The Distance Between Wanting to Change and Changing
If they repent with all their heart and with all their soul . . . 2 Chronicles 6:38
I have desired to change something about myself – and prayed about it – a thousand times. I’ve actually succeeded at changing habitual, destructive behavior only a handful of times. If I want to be successful in future efforts at transformation then, I must be honest about what it has taken to succeed and what has been missing when I have failed.
In today’s passage, King Solomon prayed for his people, knowing that they would someday struggle and wander from God. He prayed that when that happened, that they would see their failure and repent with all their heart and soul.
Solomon did not insist that the Israelites wish really hard for change. He demanded that when the Israelites suffered the consequences of wandering, that they would abandon their destructive ways and return to God. They were to ask forgiveness and then obey.
Solomon understood what we must understand: The distance between wishing for change and actually changing is action. When it comes to our own behavior, it does no good to simply hope for change. We do not lose weight by wishing for weight loss. We lose weight by getting rid of the ice cream and exercising. We do not find recovery by longing for it. We find recovery by doing whatever it takes to stop using, while turning to God. God hears and responds when we repent (change behavior) and obey.

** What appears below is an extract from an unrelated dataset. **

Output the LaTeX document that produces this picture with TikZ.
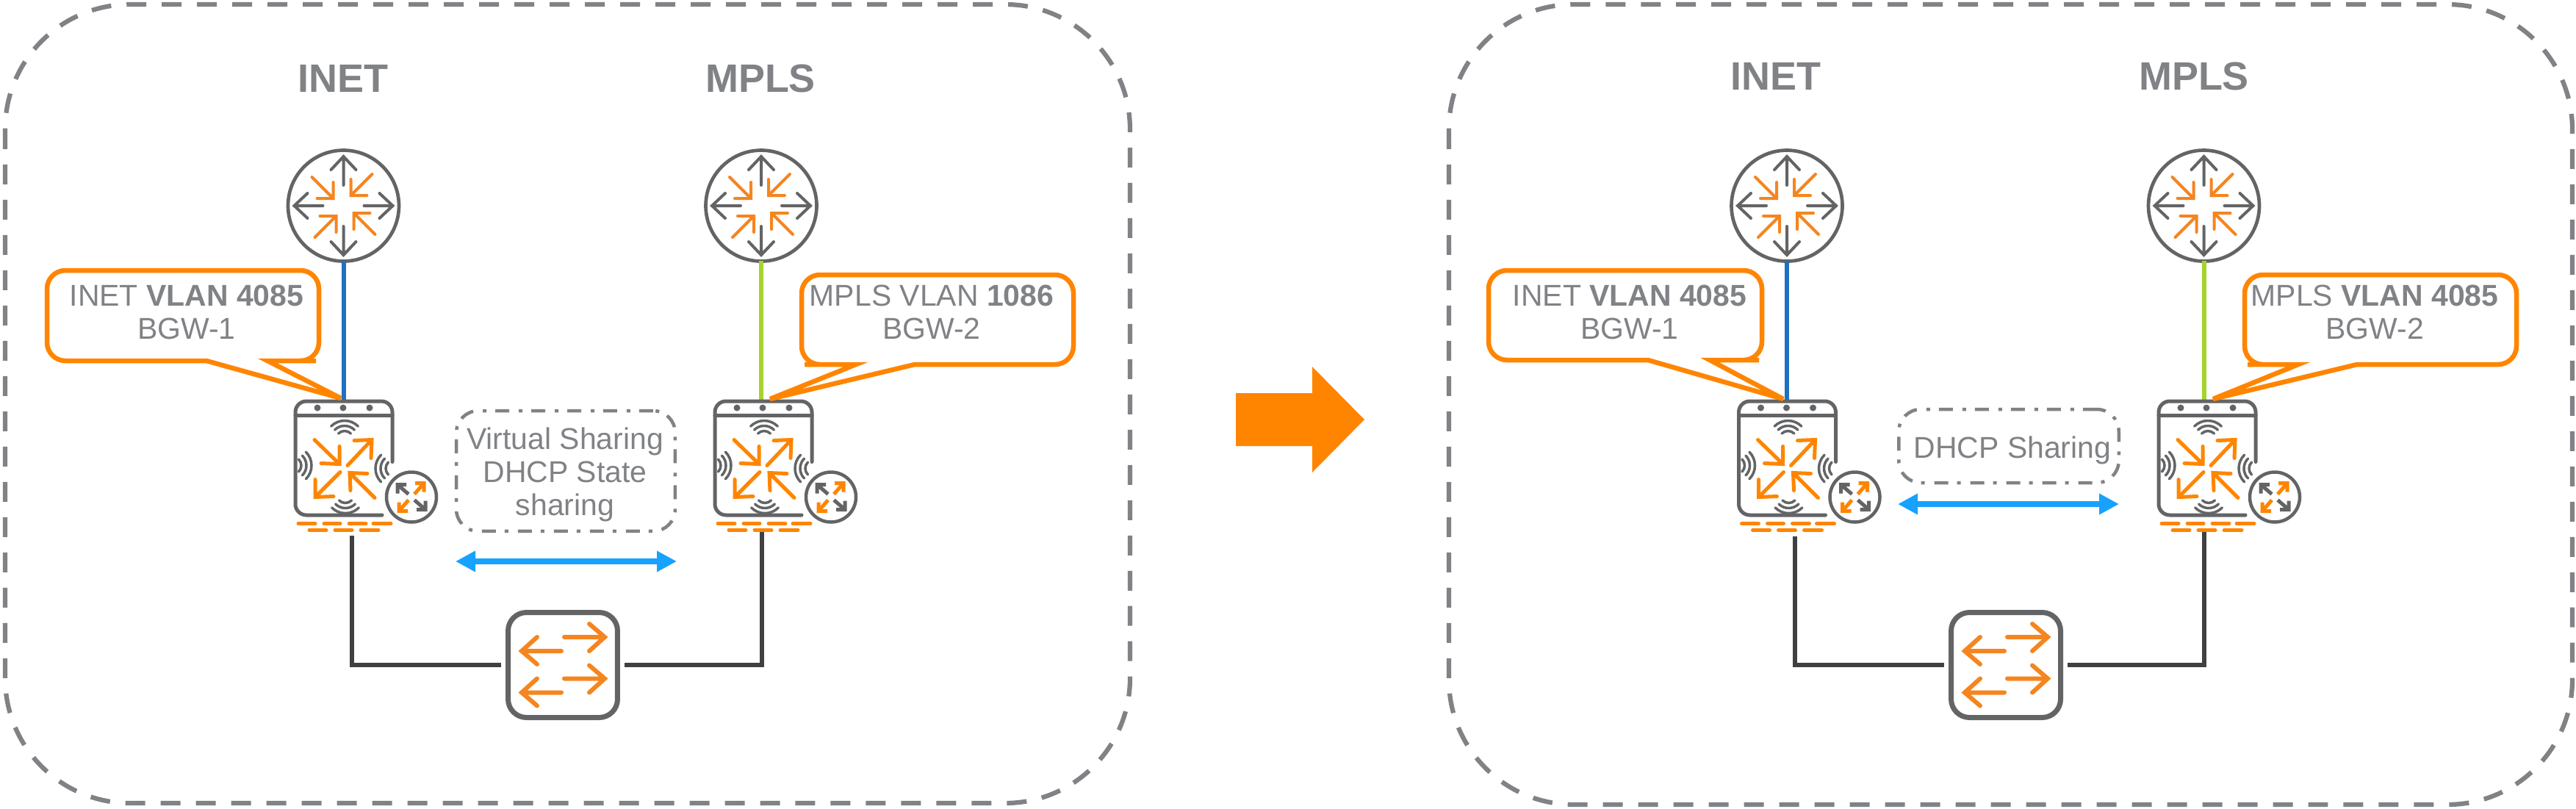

Not just any action will do. In my addiction, I had a lot of ideas for change that were useless. I thought about changing my job or geography, but that was not repentance. Enslaved to pills, I needed to pray, asking God not just for help, but for what He wanted me to do. Then, I had to do it, and that is really the hardest – but most important – part of transformation.
Without obedience or action, our desire for change is simply wishful thinking. It is only in seeking God, asking what it is that we must do – and then doing it daily – that we will find the life, joy and peace for which we were made.